Yüzde kaç cimrisin?
Ali radıyallahu anh’den rivayet edildiğine göre Resûlullah sallallahu aleyhi ve sellem şöyle buyurdu:
“Cimri, yanında adım anıldığı halde bana salâtü selâm
getirmeyen kimsedir.” [1]
Açıklama:
Kur’an’ı insanlara açıklayıp nasıl yaşanılacağını öğretmek
için gönderilen peygamber efendimiz aleyhisselam adı anıldığında okunması üç
saniye bile sürmeyen, üç kelimden müteşekkil bir cümleyi telafuz etmeyen kimse
hakkında bizlere bir uyarıda bulunmuştur…
Yukarıdaki hadisimizi dikkatli okuduğumuzda Peygamber
efendimiz aleyhisselama salâvat getirmeyen bir kimse Allah’ın sevmediği ve
kınadığı bir vasıf olan ‘Cimri’ vasfıyla muhatap olunuyor...
Sözlüğe baktığımızda cimrinin tanımında bu ifadelere
rastlamıyoruz… Fakat sünnet vahiy mahsulü olduğu için mükemmel bir benzetme
yapılarak bizlere sunulmuştur. Cimri ne manaya gelir diye sorun herhangi birine
size şöyle cevap verir: ‘Cimri; malının eksilmesini istemeyen bir kimsenin
malından hiç kimseye vermemesi ve biriktirmesi.’ Cevabını verir.
Bu hadisimizde de asıl cimrinin mal biriktirip eksilmemesi
için kimseye malından koklatmayan kimse olmadığını, asıl cimrinin telaffuzu çok
kolay olmasına rağmen cimrilik edip söylemeyen kimse olduğunu bizlere
öğretmiştir.
Allah’ın cimrileri sevmediğini çok iyi biliyoruz… Cimrilik
hem insanda dünya sevgisini yeşertir, hem kur’anda geçen mal biriktirenlerin
tehdidine maruz bıraktırır, hem insanların kınamalarına sebep olur hem de infak
gibi güzel bir ibadetten uzaklaştırır… Evet… Maddi anlamdaki cimrilik insana
böylesi acı bir tahribat yaparken Peygamber efendimiz aleyhisselamın asıl
cimrinin o olmadığını bizlere haber veriyor…

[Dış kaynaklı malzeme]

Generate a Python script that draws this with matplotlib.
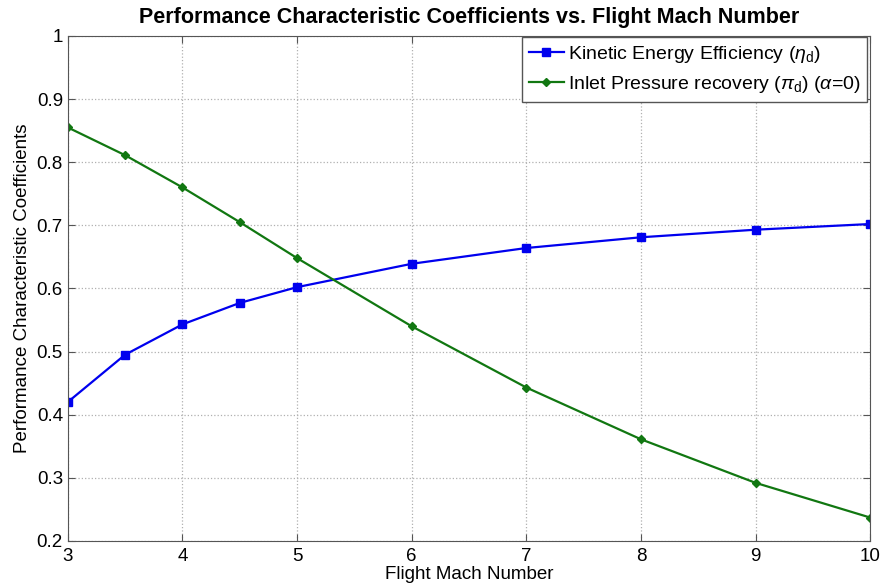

Malı seven bir yaratılışa sahip olan insanoğlunun zihinsel
ya da bedensel bir emeğin karşılığı olan malının eksilmesi somut bir vakadır…
Çocuklar bile oyuncağını bir başkasıyla paylaşmak istemezler… Bunu az çok
anlarız. Ama;
Telaffuzu üç saniye bile sürmeyen bir salavat hangi mantıkla
okunmaz!!! Düşün bir, telaffuz etme zorunluluğu olmayan Allah-u Teâlâ bile
sevdiği bir kuluna (peygamber efendimiz aleyhisselama) salâvat getirmesi ve
insanların da salâvat getirmesini istemesine rağmen bir insan nasıl olurda
salâvat getirmez?
“Allah ve melekleri Peygamber’e çok salâvat getirirler. Ey
mü’minler! Siz de ona çokça salât ve selâm getirin” (Ahzâb suresi 56)
Bazı konuşmacıların konuşmaları esnasında salâvat
getirmemeleri, sorduğunuzda ise cümlenin akışını kestiklerini söylemesi ne
kadar da üzücü… Üç saniye içinde salâvat getirmek bakın insana neler
kazandırıyor;
1- Salâvat
getiren bir kimse Allah’a itaat ecrini alır
2- Salâvat
getiren bir kimse sünnete uyma ecrini alır
3- Salâvat
getirdiğinde varsa yanlarında kimseler, onlarında salâvat getirmelerine sebep
olacağından onlar üzerinden de sevap kazanır.
4- Salâvat
getiren bir kimse cimrilik tehdidinden uzaklaşmış olur.
5- Salâvat
getirmek bir sevgi alametidir. Allah ve resulünü sevdiğini ispat etme ecrini
alır.
Bu kadar bir sevap üç cümlelik telaffuz içine
sıkıştırılmasına rağmen bir insan sanki cennetle müjdelenmiş gibi salâvat getirmiyor!
Bu kimse sevgi cimriliği de yapmıştır aslında…
Rabbim, peygamber efendimizin adı anıldığında salâvat
getirmeyi unutmamamızı nasip etsin. Âmin.